Single by Mitsou

from the album El Mundo
- Released: 1988
- Recorded: 1988
- Genre: Pop
- Label: ISBA
- Songwriter: J.P. Isaac
- Producers: Pierre Gendron and J.P. Isaac

Mitsou singles chronology
|  | "Bye Bye Mon Cowboy" (1988) | "Les Chinois" (1989) |

= Bye Bye Mon Cowboy =

"Bye Bye Mon Cowboy" was the debut single from French-speaking Canadian pop star Mitsou in 1988 from her first album El Mundo.

While the lyrics were in French, it did contain several English words or words that could be easily understood by both an anglophone and a francophone audience: "bye bye", "cowboy", "gigolo", "rodeo".

The song's theme concerns a woman ending her relationship with her "cowboy" even though he makes love like a god when she wants it. ("Tu fais l'amour comme un dieu et tu le fais quand je le veux".) She gets hot when he approaches her but she can tell by his look there are other women in his life. ("Quand tu m'approches je deviens chaude mais! /Ton regard il y'en a d'autres o-o".) This makes her angry and she tells him she is tired of playing games—it's better to leave now than never . ("Rien ne va plus les jeux sont faits c'est le temps d'mettre un arrêt / C'est difficile de te quitter mais vaut mieux maintenant que jamais é-é.") The singer ends the song with the refrain: "Bye bye mon cowboy, bye bye mon rodéo / C'est si dur de tomber si bas quand t'as été si haut." ("Bye bye my cowboy, bye bye my rodeo / It's hard to fall so low when you've been so high".)

==Chart performance==
Unusually for a French language song, "Bye Bye Mon Cowboy" was a significant breakout hit in English Canada as well as Quebec; it gained airplay on English-language radio in 1989, and peaked at #63 in the RPM100 in July.

==Remixes==

The song was later given a house music remix by Shep Pettibone and re-released in 1989 and for the US market in 1990 with a new video. The new video featured higher production values and included shots of Mitsou, dressed in a tight black dress, running about a city with shopping bags. These scenes were interspersed with scenes shot on a studio set made to look like a barn. Several muscular cowboys danced about her as she sang the song.

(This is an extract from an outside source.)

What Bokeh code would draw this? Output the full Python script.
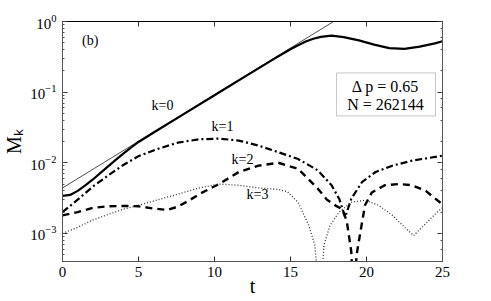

The song was subsequently re-recorded and remixed in 2002 for her club-oriented EP Vibe. It was released again as a single and received airplay in Québec.

Men Without Hats performed the song live with Mitsou on 7 September 1990, on the first show of their Sideways tour.

==Follow-up==
Mitsou followed up the cowboy and western theme with the country-tinged ballad "Lettre à un cowboy" (1991) (on which she sings to a cowboy "je t'ai dit bye bye", which translates as "I said bye bye to you") as well as the EP and title track Heading West (1992).

In 2023, she collaborated with Laurence Nerbonne on "Cowgirl", a new song which again alluded to "Bye Bye Mon Cowboy" with a lyric asserting that "bye bye, j'ai pas besoin d'un cowboy" ("bye bye, I don't need a cowboy").